▶ **Aim**:
Among the lines below, count those with "this". Give only the number.

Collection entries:
--- start ---

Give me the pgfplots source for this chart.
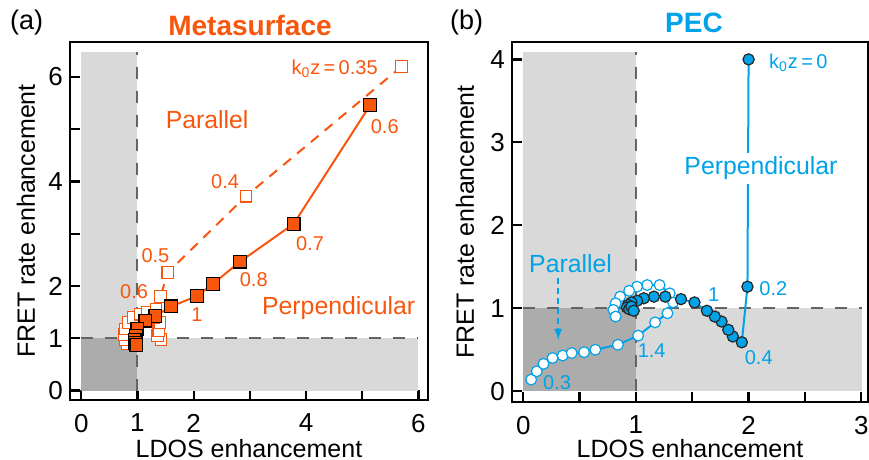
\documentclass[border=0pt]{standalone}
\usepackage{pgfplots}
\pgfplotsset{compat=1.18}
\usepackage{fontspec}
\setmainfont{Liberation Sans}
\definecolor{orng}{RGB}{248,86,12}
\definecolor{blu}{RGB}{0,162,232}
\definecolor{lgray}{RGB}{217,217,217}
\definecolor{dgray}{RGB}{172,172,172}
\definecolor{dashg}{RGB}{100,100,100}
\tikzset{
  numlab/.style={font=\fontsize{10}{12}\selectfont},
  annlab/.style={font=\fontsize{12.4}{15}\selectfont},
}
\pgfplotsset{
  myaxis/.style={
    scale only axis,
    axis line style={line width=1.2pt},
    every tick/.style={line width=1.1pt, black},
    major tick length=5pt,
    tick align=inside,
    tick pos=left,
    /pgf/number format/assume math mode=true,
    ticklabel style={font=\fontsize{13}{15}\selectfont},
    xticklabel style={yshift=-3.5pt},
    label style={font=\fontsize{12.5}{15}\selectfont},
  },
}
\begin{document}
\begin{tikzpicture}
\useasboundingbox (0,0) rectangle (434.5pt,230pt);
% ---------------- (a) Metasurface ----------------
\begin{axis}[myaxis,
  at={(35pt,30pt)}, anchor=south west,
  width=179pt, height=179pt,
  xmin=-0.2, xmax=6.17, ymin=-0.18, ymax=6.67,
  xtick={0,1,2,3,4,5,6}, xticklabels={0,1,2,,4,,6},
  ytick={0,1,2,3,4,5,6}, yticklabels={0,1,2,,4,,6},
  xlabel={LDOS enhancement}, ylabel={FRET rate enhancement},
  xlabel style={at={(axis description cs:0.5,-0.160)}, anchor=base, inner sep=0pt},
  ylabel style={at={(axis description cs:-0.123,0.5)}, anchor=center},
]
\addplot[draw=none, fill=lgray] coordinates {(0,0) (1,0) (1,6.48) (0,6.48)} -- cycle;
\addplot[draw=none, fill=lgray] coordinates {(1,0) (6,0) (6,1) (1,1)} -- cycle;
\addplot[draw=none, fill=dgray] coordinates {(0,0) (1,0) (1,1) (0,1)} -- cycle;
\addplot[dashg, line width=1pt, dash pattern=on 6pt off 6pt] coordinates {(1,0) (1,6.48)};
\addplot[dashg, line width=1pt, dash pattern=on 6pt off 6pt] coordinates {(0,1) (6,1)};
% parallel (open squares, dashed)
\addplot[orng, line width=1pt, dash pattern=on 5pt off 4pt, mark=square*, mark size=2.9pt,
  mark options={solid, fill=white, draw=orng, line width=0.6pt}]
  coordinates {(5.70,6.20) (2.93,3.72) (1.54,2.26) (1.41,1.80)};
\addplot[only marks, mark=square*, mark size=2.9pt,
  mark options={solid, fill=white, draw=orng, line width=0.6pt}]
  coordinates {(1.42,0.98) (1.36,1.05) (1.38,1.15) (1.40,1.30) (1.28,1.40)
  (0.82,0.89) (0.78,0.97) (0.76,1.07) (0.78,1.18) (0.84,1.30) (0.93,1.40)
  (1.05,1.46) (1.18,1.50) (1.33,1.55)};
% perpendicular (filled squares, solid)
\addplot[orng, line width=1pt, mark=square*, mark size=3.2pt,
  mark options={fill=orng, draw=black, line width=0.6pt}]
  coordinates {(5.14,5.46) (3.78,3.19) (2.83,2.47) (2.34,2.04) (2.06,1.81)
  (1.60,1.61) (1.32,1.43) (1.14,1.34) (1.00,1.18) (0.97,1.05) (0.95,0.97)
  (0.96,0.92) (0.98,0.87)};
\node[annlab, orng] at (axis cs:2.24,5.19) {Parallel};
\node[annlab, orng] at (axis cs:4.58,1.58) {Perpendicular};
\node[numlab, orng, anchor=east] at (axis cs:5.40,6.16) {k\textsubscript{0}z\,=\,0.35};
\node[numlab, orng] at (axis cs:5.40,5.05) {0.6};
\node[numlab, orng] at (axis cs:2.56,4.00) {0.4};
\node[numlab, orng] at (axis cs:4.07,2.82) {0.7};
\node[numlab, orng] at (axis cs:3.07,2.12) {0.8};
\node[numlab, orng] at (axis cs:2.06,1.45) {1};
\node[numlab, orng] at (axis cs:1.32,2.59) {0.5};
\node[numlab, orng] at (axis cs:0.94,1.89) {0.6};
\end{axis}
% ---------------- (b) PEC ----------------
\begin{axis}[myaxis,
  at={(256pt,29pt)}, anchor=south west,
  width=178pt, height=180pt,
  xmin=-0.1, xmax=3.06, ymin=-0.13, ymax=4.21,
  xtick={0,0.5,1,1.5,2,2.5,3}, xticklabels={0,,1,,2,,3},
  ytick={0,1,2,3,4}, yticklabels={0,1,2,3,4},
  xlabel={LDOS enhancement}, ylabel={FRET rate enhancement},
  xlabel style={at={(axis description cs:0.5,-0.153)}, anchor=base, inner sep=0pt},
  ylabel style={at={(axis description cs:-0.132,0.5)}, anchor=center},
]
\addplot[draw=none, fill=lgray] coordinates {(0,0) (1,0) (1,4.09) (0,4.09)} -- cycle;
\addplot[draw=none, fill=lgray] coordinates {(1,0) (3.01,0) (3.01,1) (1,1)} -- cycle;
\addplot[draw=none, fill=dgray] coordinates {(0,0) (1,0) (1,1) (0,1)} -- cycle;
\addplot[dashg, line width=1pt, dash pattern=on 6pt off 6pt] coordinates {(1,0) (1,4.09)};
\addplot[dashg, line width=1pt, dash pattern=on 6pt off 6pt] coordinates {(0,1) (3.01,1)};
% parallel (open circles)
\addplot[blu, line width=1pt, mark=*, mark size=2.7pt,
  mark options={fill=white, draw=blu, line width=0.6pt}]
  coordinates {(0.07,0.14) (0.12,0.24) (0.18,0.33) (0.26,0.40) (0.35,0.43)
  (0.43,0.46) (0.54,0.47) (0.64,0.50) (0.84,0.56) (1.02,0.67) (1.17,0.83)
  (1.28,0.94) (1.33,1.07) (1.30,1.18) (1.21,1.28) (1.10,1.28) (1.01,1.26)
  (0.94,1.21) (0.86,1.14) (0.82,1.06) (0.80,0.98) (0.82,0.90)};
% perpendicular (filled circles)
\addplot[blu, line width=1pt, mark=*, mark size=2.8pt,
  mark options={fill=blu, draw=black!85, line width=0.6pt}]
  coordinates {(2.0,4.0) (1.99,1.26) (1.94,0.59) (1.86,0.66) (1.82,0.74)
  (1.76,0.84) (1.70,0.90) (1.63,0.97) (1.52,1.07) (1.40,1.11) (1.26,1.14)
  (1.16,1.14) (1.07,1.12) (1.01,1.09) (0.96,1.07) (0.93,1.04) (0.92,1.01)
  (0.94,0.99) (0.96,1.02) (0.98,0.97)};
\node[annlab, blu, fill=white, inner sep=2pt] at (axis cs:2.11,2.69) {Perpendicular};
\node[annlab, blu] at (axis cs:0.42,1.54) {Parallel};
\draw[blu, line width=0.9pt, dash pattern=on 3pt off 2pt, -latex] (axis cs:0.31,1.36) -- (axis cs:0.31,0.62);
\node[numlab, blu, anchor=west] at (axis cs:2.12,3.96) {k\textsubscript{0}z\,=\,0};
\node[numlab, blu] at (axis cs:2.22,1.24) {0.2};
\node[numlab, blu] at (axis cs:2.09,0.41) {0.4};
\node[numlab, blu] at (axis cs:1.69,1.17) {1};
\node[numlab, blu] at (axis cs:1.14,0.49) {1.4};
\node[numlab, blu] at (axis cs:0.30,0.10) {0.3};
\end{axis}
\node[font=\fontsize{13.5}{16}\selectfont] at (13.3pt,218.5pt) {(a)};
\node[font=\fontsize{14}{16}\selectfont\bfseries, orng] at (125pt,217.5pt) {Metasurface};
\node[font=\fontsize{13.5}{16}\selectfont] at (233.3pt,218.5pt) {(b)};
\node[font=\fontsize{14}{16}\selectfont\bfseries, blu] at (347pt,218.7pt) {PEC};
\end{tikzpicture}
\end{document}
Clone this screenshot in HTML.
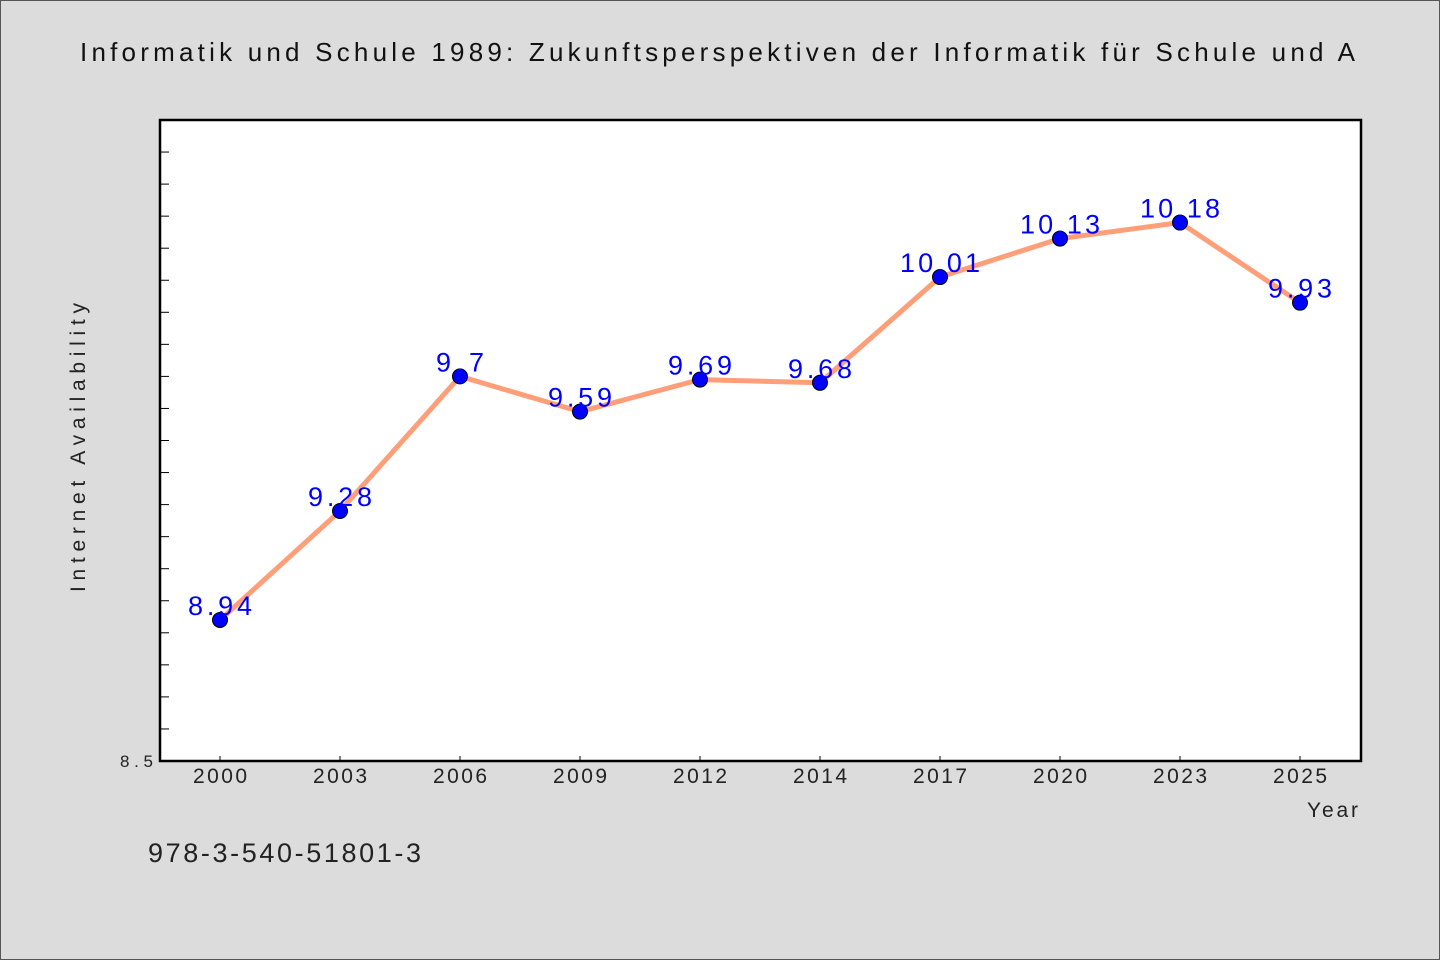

--- end ---

▶ **Complete output**:
2